À l’occasion de la sortie de son court-métrage Que le meilleur gagne !, Ludovic Lavaissière nous a accordé un entretien. Nous sommes revenus sur les synergies entre l’auteur et le réalisateur, sur la tonalité du film, sur sa cinégénie et sur les multiples références qu’il convoque.

Comment vous est venue l’idée de ce scénario ?

Depuis quelques années, je traîne mes boots et l’oreille sur des tournages de films et de séries. Et pour un auteur, avoir l’oreille qui traîne tient de la déformation professionnelle. Bref, j’avais envie d’écrire sur ce microcosme et il y a encore à dire sur le sujet. Il ne serait pas dingue d’écrire une suite à Même les extincteurs rêvent de gloire dans laquelle Arthur ferait de la figuration et aborderait ce thème. J’ai d’ores et déjà un titre en tête :  J’ai rallumé le pétard de Johnny Depp .
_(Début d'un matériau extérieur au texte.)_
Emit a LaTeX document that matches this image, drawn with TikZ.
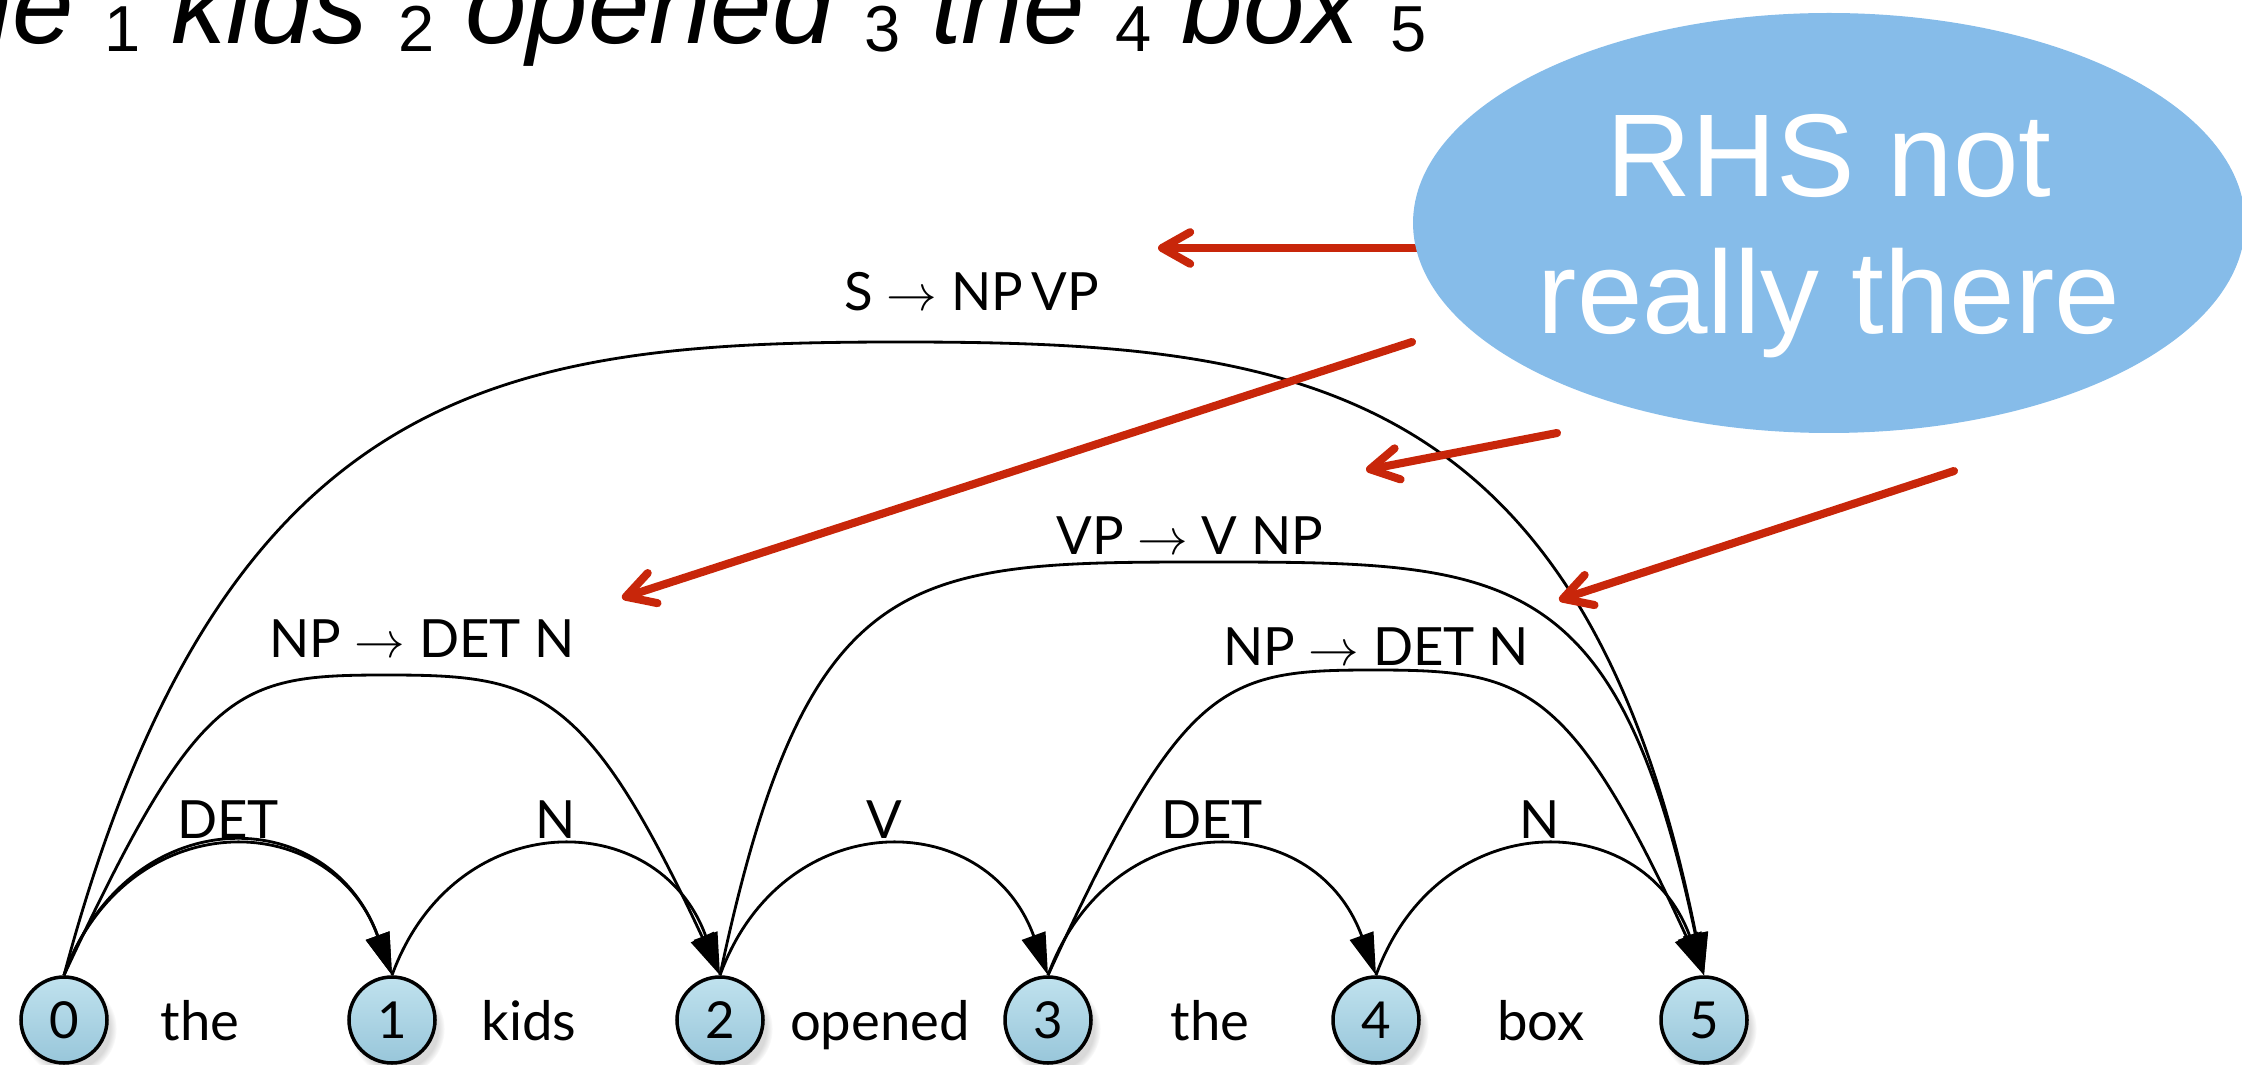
\documentclass[tikz,border=0pt]{standalone}
\usepackage{fontspec}
\setmainfont{Lato}
\newfontfamily\arialfont{Liberation Sans}
\usetikzlibrary{arrows.meta,positioning,shadows,shapes.geometric}

\definecolor{stateblue}{RGB}{192,226,238}
\definecolor{statebluedark}{RGB}{152,198,218}
\definecolor{calloutblue}{RGB}{134,188,233}
\definecolor{pointred}{RGB}{200,38,10}

% subscript position numbers in the title
\newcommand{\sn}[1]{\raisebox{-2pt}{\upshape\fontsize{18.5}{18.5}\selectfont #1}}

\begin{document}
\begin{tikzpicture}[x=0.1mm,y=-0.1mm,node distance=32.8mm,
  arc/.style={line width=.8pt,-{Triangle[length=12pt,width=7pt]}},
  hop/.style={out=70,in=110,looseness=1.42},
  state/.style={circle,draw,line width=1pt,minimum size=8.6mm,inner sep=0pt,
    top color=stateblue,bottom color=statebluedark,
    circular drop shadow={shadow xshift=.5mm,shadow yshift=-.8mm,opacity=.3},
    font=\fontsize{14.5}{16}\selectfont},
  word/.style={font=\fontsize{15.5}{18}\selectfont,text height=13pt,text depth=1.6pt},
  lbl/.style={font=\fontsize{15}{18}\selectfont,inner sep=2pt},
  pointer/.style={pointred,line width=2.3pt,line cap=round,
    -{Straight Barb[length=8pt,width=9pt,line cap=round,line join=round]}}]

  \useasboundingbox (0,0) rectangle (2242,1065);
  \clip (0,0) rectangle (2242,1065);

  \node[anchor=base west,inner sep=0pt,font=\arialfont\itshape\fontsize{31.4}{33}\selectfont]
    (title) at (-80,44) {the \sn{1} kids \sn{2} opened \sn{3} the \sn{4} box \sn{5}};

  \node[state] (N0) at (64,1020) {0};
  \node[state] (N1) [right of=N0] {1};
  \node[state] (N2) [right of=N1] {2};
  \node[state] (N3) [right of=N2] {3};
  \node[state] (N4) [right of=N3] {4};
  \node[state] (N5) [right of=N4] {5};

  \node[word] (the1) [node distance=13.6mm, right of=N0] {the};
  \node[word] (kids) [node distance=13.7mm, right of=N1] {kids};
  \node[word] (opened) [node distance=16mm, right of=N2] {opened};
  \node[word] (the2) [node distance=16.2mm, right of=N3] {the};
  \node[word] (box) [node distance=16.5mm, right of=N4] {box};

  \path[arc]
    (N0.north) edge[hop] node[lbl,above] {DET} (N1.north)
    (N0.north) edge[hop,looseness=1.46] (N1.north)
    (N1.north) edge[hop] node[lbl,above] {N} (N2.north)
    (N2.north) edge[hop] node[lbl,above] {V} (N3.north)
    (N3.north) edge[hop] node[lbl,above] {DET} (N4.north)
    (N4.north) edge[hop] node[lbl,above] {N} (N5.north);

  % peaks of the long arcs
  \coordinate (pkS) at (900,342);
  \coordinate (pkVP) at (1208,562);
  \coordinate (pkNPa) at (386,675);
  \coordinate (pkNPb) at (1373,670);

  \draw[arc] (N0.north) .. controls +(160,-599) and +(-390,0) .. (pkS)
    .. controls +(390,0) and +(-120,-600) .. (N5.north);
  \draw[arc] (N2.north) .. controls +(87,-411) and +(-300,0) .. (pkVP)
    .. controls +(300,0) and +(-87,-411) .. (N5.north);
  \draw[arc] (N0.north) .. controls +(135,-290) and +(-150,0) .. (pkNPa)
    .. controls +(150,0) and +(-135,-290) .. (N2.north);
  \draw[arc] (N3.north) .. controls +(135,-295) and +(-150,0) .. (pkNPb)
    .. controls +(150,0) and +(-135,-295) .. (N5.north);

  \node[lbl] (lS) at (972,292) {S $\rightarrow$ NP\,VP};
  \node[lbl] (lVP) at (1190,536) {VP $\rightarrow$ V NP};
  \node[lbl] (lNPa) at (422,639) {NP $\rightarrow$ DET N};
  \node[lbl] (lNPb) at (1376,647) {NP $\rightarrow$ DET N};

  % pointers from the callout
  \coordinate (p1s) at (1425,248);
  \coordinate (p1e) at (1158,248);
  \coordinate (p2s) at (1412,342);
  \coordinate (p2e) at (622,598);
  \coordinate (p3s) at (1557,433);
  \coordinate (p3e) at (1366,470);
  \coordinate (p4s) at (1954,471);
  \coordinate (p4e) at (1559,600);
  \draw[pointer] (p1s) -- (p1e);
  \draw[pointer] (p2s) -- (p2e);
  \draw[pointer] (p3s) -- (p3e);
  \draw[pointer] (p4s) -- (p4e);

  \node[ellipse,fill=calloutblue,minimum width=83.2mm,minimum height=42mm,inner sep=0pt,
    align=center,text=white,font=\arialfont\fontsize{33.5}{39}\selectfont,
    text height=22.2mm,text depth=0pt]
    (rhs) at (1829,223) {RHS not\\really there};
\end{tikzpicture}
\end{document}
L’ironie dicte le ton du court-métrage et prédominait déjà dans votre roman Même les extincteurs rêvent de gloire. Ludovic Lavaissière, réalisateur, est-il le prolongement naturel d’Arthur Zingaro, l’auteur ?
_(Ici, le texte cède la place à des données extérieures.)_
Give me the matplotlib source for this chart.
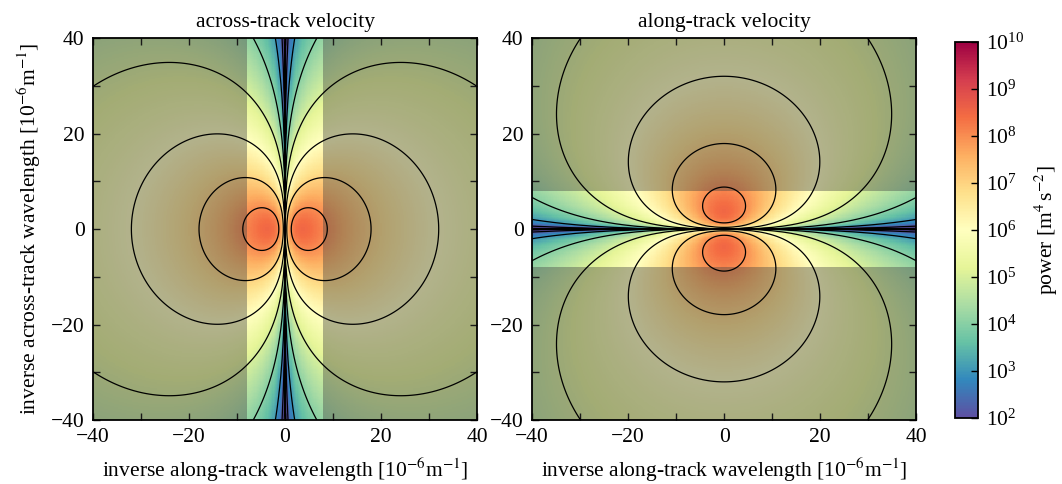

Ludovic Lavaissière n’est que l’ombre d’Arthur Zingaro. D’ailleurs, vous aurez noté qu’Arthur est crédité comme scénariste au générique. Voilà que vous me faites parler de moi à la troisième personne comme Delon, ça va jaser. Quant à l’ironie, c’est le fond de ma nature ; l’angle sous lequel je brosse machinalement le portrait de mon prochain comme de moi-même.

L’arène — un diner classique — et la musique jouent un rôle important dans la cinégénie du film. Shakespeare en commente indirectement la trame. Vous convoquez aussi des références iconiques, comme Johnny Depp, Columbo et Yul Brynner, en plus de concevoir un appendice en forme d’hommage au cinéma muet. Quelle est la place de la citation référentielle dans votre œuvre ?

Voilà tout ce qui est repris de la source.